◆ **Your objective**: Transcribe all of the material exactly. Any picture in it should be left out.

** start **

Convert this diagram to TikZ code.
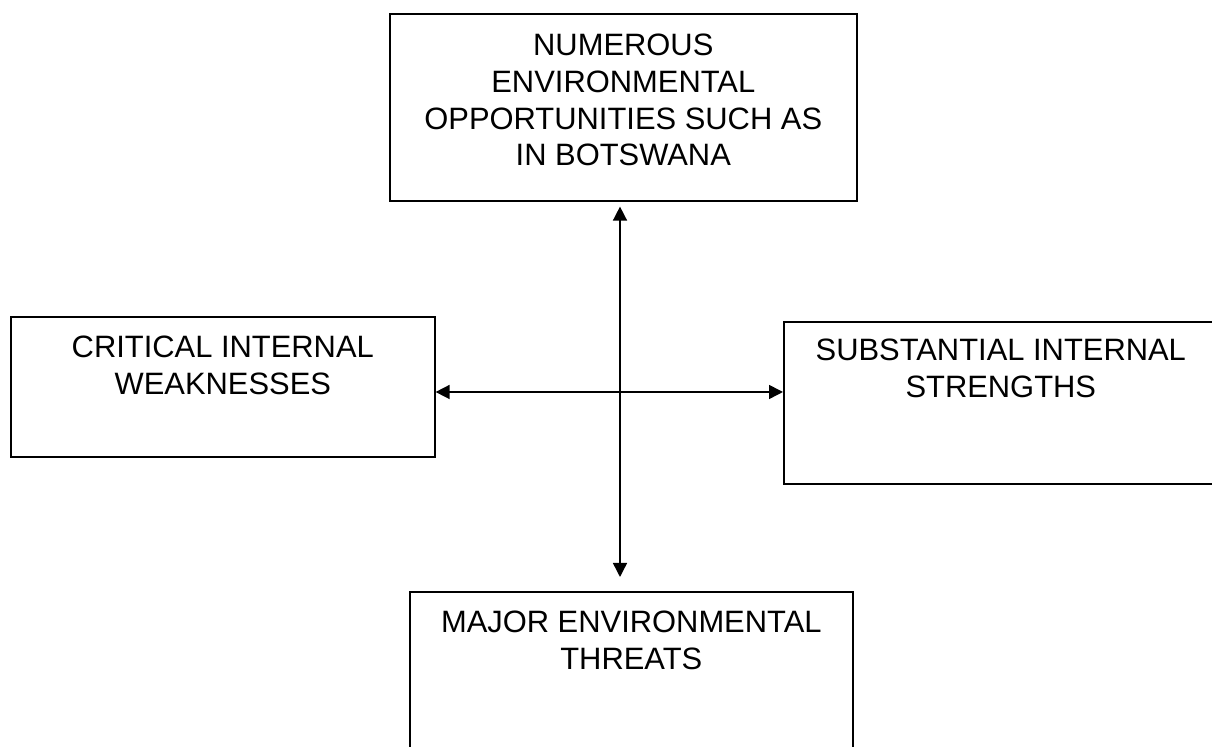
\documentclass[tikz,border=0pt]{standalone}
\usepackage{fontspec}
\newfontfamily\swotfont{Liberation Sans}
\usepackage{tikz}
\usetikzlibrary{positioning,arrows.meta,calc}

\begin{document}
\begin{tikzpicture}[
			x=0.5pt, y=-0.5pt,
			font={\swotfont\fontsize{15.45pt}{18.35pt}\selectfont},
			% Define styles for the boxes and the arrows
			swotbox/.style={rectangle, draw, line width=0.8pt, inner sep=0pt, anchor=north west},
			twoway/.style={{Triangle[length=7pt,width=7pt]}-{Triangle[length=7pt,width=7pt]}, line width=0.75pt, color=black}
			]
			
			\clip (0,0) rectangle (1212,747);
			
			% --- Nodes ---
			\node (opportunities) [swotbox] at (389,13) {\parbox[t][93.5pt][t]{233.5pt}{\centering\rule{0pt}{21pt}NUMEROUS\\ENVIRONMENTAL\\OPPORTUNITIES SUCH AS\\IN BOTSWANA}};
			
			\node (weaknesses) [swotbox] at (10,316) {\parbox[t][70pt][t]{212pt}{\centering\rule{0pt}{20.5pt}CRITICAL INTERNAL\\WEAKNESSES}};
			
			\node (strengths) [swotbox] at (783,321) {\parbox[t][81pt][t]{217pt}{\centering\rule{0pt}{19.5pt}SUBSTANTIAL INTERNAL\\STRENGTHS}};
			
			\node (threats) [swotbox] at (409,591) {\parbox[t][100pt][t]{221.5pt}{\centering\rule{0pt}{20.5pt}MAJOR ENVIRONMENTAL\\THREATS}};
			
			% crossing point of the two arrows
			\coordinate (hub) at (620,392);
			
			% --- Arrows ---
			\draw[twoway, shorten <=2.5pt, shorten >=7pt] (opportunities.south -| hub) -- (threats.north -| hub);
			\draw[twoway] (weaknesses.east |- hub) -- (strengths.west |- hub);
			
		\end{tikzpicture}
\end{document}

** end **

◆ **Answer for this exercise**:
Convert this diagram to TikZ code.
\documentclass[tikz,border=0pt]{standalone}
\usepackage{fontspec}
\newfontfamily\swotfont{Liberation Sans}
\usepackage{tikz}
\usetikzlibrary{positioning,arrows.meta,calc}

\begin{document}
\begin{tikzpicture}[
			x=0.5pt, y=-0.5pt,
			font={\swotfont\fontsize{15.45pt}{18.35pt}\selectfont},
			% Define styles for the boxes and the arrows
			swotbox/.style={rectangle, draw, line width=0.8pt, inner sep=0pt, anchor=north west},
			twoway/.style={{Triangle[length=7pt,width=7pt]}-{Triangle[length=7pt,width=7pt]}, line width=0.75pt, color=black}
			]
			
			\clip (0,0) rectangle (1212,747);
			
			% --- Nodes ---
			\node (opportunities) [swotbox] at (389,13) {\parbox[t][93.5pt][t]{233.5pt}{\centering\rule{0pt}{21pt}NUMEROUS\\ENVIRONMENTAL\\OPPORTUNITIES SUCH AS\\IN BOTSWANA}};
			
			\node (weaknesses) [swotbox] at (10,316) {\parbox[t][70pt][t]{212pt}{\centering\rule{0pt}{20.5pt}CRITICAL INTERNAL\\WEAKNESSES}};
			
			\node (strengths) [swotbox] at (783,321) {\parbox[t][81pt][t]{217pt}{\centering\rule{0pt}{19.5pt}SUBSTANTIAL INTERNAL\\STRENGTHS}};
			
			\node (threats) [swotbox] at (409,591) {\parbox[t][100pt][t]{221.5pt}{\centering\rule{0pt}{20.5pt}MAJOR ENVIRONMENTAL\\THREATS}};
			
			% crossing point of the two arrows
			\coordinate (hub) at (620,392);
			
			% --- Arrows ---
			\draw[twoway, shorten <=2.5pt, shorten >=7pt] (opportunities.south -| hub) -- (threats.north -| hub);
			\draw[twoway] (weaknesses.east |- hub) -- (strengths.west |- hub);
			
		\end{tikzpicture}
\end{document}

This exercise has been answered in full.